BTW, I attemped an OBE last week for the first time. I was lying in bed... i got a white light and a sensation started to come to me, but in that instant that I realized that it was starting to happen...I frightened myself and I literally ZAPPED right back.... I have not been able to return (even to that point) since...
OBEs are fun. You'll do it, it's just that when you think about it you move into 'observer role' which puts your perspective right back into your body. After it happens a time or three you'll be less scared or excited and able to just go with it.

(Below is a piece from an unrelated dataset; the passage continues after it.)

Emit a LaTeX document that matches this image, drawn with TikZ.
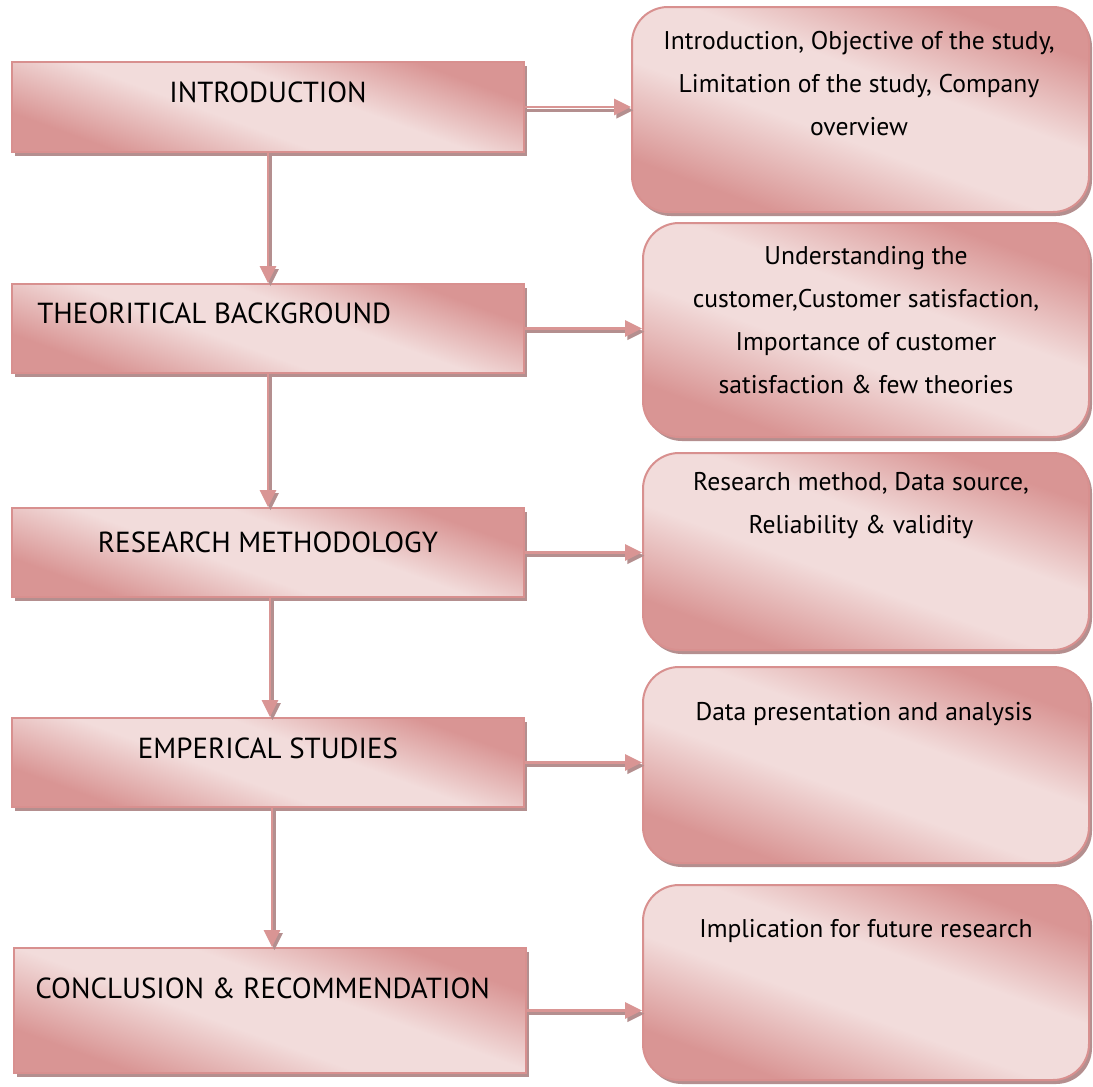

Just FYI, there isn't any evidence that OBE's are literal; it may be a focusing-down (filtering 'as if one were limiting info to body-size' like we do in our waking life) a massive field of info we'd normally, in say dream state, have full access to. Just like your perception of the waterfall rocks doesn't mean you 'left your body and were bouncing around the rocks' -- your "perception" was on the rocks -- OBEs may be a translated perception in which we pay attention and filter in a manner that makes 'leaving the body' feel very literal (and very cool!), but is not actually leaving the body as far as 'you' (spirit? identity?) goes.